OpenAI Releases AI Agent "Operator"
The startup OpenAI has introduced its own AI agent called Operator. This AI agent is designed to perform various tasks on the internet on behalf of the user. Operator has the capability to browse web pages, interact with them, type text, scroll, and click buttons.
This new tool can handle a range of repetitive basic tasks like filling out forms, ordering groceries, or booking hotels. According to OpenAI's announcement, "The ability to use the same interfaces and tools that people interact with daily expands the scope of AI application, helping to save time on everyday tasks and opening up new opportunities for business interaction."

Features of Operator
Operator is powered by a new AI model known as Computer-Using Agent (CUA). This model combines GPT-4o's screen visualization abilities with advanced reasoning through reinforcement learning. The agent can perceive information through screenshots and emulate human actions using a mouse and keyboard.

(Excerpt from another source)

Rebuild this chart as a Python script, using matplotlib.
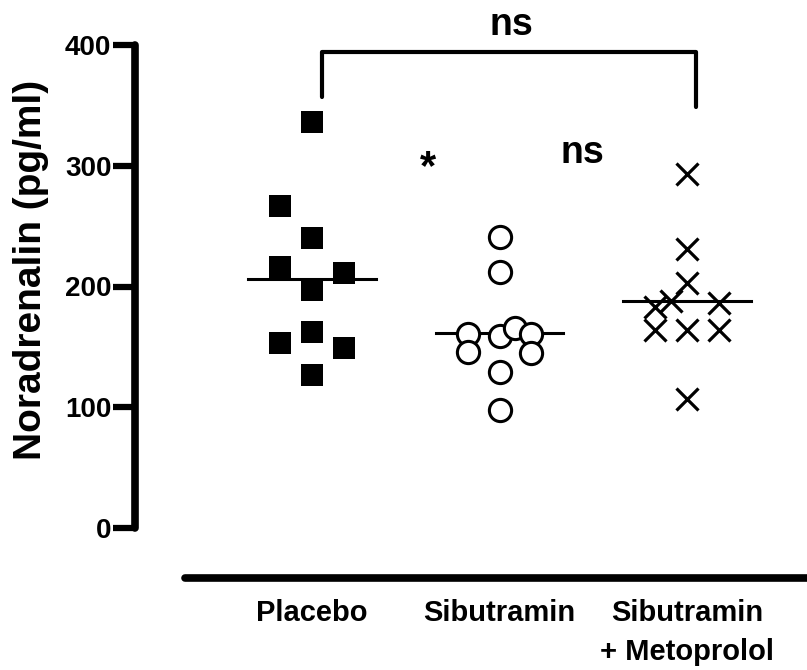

The CUA model is trained to seek confirmation before finalizing tasks such as making a hotel reservation or sending an email. Currently, a preliminary research version of Operator is operational and will be further developed based on user feedback.
Availability and Future Plans
Operator is currently available to ChatGPT Pro subscribers for $200 in the US through a special resource. OpenAI's future plans include expanding access to a wider audience. While the agent is not flawless at this stage, it will prompt the user to intervene if it encounters difficulties during a task.

As a comparison, in October 2024, the AI startup Anthropic unveiled an updated version of the Claude 3.5 Sonnet model, which can interact with a computer like a human - performing tasks such as moving the cursor, clicking buttons, and typing text.